CNN's 'objective position' is also hampered by the fact that its reporters keep pointing out that people like Chris Colfer and Jane Lynch are 'openly gay in real life' with a disbelieving tone that makes it sound like the two actors also regularly release flocks of doves form their sleeves.

The weakest element of the whole story, besides the fact that anyone saw fit to commission it in the first place, is that the whole point of the item is undermined by the final segment.

In its annual audit of the major TV networks, GLAAD assesses the treatment and representation of LGBT characters and personalities - this year finding that there was still a long way for many of the networks to go before they could consider themselves fully inclusive. And yet CNN references this study, even pointing out how several of the networks had scored pitiful ratings. So where on earth did they come up with the idea that there's been a surge of gay characters, when CBS currently doesn't have a single one on any of its shows.

I guess it's too much to hope that a little common sense and professional integrity might one day "invade" TV news coverage.

Thursday, 19 August 2010

Who needs gold when you've got silver?


Brands love a good celebrity spokesperson. Someone with a squeaky-clean reputation who'll happily smile and hold up their 'product of choice' every time they come within ten feet of a camera lens.

Before he became an occasionally tolerable actor, Mark Wahlberg's claim to fame was as a spokesmodel for Calvin Klein underwear - even though he seldom did any actual speaking. And Michael Jordan seemed to spend more time holding shoes in ads than he did wearing them on the court.

For brands with a certain sex appeal, it must be easy to recruit willing celebrities to gnash their teeth and extol your products' inarguable virtues. It's not quite so easy when the shit you're shifting is about as cool as a Scotch bonnet pepper.

So spare a thought for haircare brand Rise-N-Shine, the makers of Go Away Gray. They're desperate to snag their own grinning meat-puppet, but there's a catch.

Since, as its self-evident name suggests, their product eradicates those unwanted grey (UK blog, UK spelling) hairs, it's going to be tough for them to find a handsomely appealing and famous face. Especially one that's willing to admit that they've been pulling the lustrous brunette wool over our eyes all this time.

But that's OK, because they've got someone very special in mind. Anderson Cooper is one of CNN's most respected (and lusted after) news anchors, as famous for his shiny mane of prematurely silver hair as he is for his authoritative journalistic approach.

In a world of screeching blowhards and crusty relics, Anderson's metrosexual appeal and love of figure-hugging sportswear makes him the news man that women want to sleep with, and men, well, they also want to sleep with him. He's famously ambiguous about his private life, but is regularly snapped by the paps with a muscular young friend.
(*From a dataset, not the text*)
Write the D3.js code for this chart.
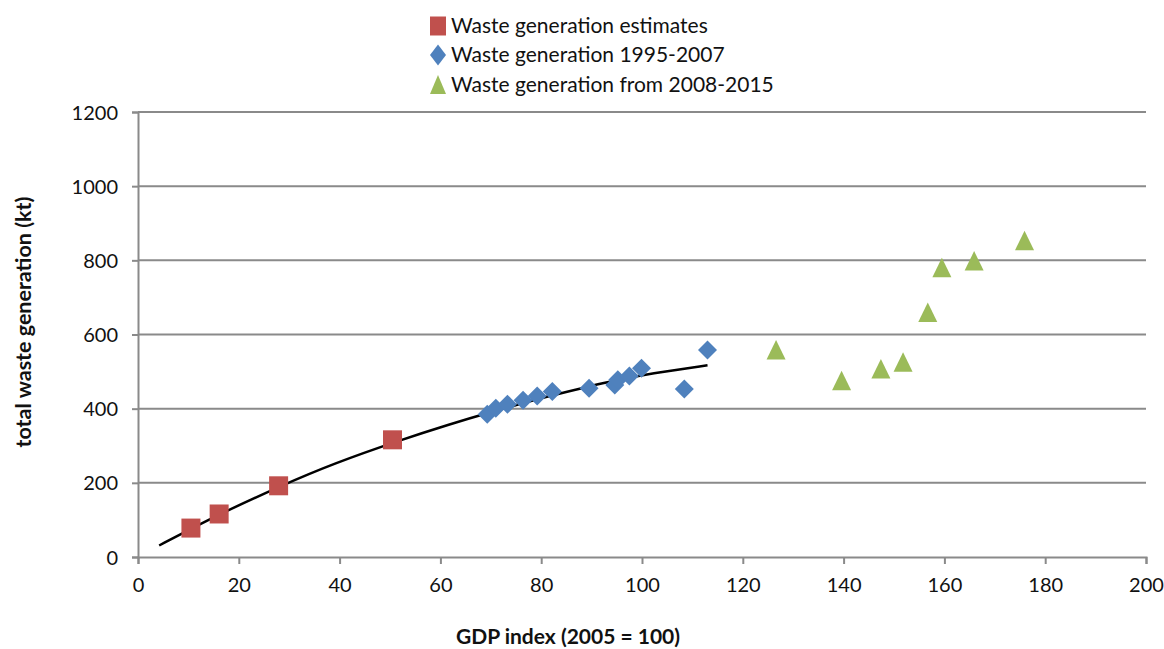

The people at Go Away Gray are hoping that Anderson will be tempted by their offer of $1 million (cue anachronistic Doctor Evil pinkie-finger gesture) to try their fantastic course of Catalese-containing pills. Company mouthpiece Cathy Beggan told the press "Anderson Cooper is a really visible and well-respected figure and [we] thought he would be a great spokesperson for the product and the company. And it doesn’t hurt that he’s a handsome gentleman."

Unfortunately, this is one handsome gentleman unlikely to be swayed by this kind of courtship. For a start, Anderson is the son of heiress Gloria Vanderbilt, and so it's unlikely that he finds himself doing a stock-take of the fridge towards the end of each month.

More importantly, his status as the king of Silver Foxes means that asking him to advocate any kind of hair colourant would be like asking Amy Winehouse to advertise Um Bongo.

On the other hand, as any good PR knows, the key to breaking a story is getting people talking about your product. Anderson Cooper may be more likely to start expressing breast milk live on air than advertise an anti-grey hair brand, but at least they've scored their media coverage.

Let's be honest - that million dollar reward was probably never on the cards. Although just imagine how many people would have gone grey overnight if he'd said yes.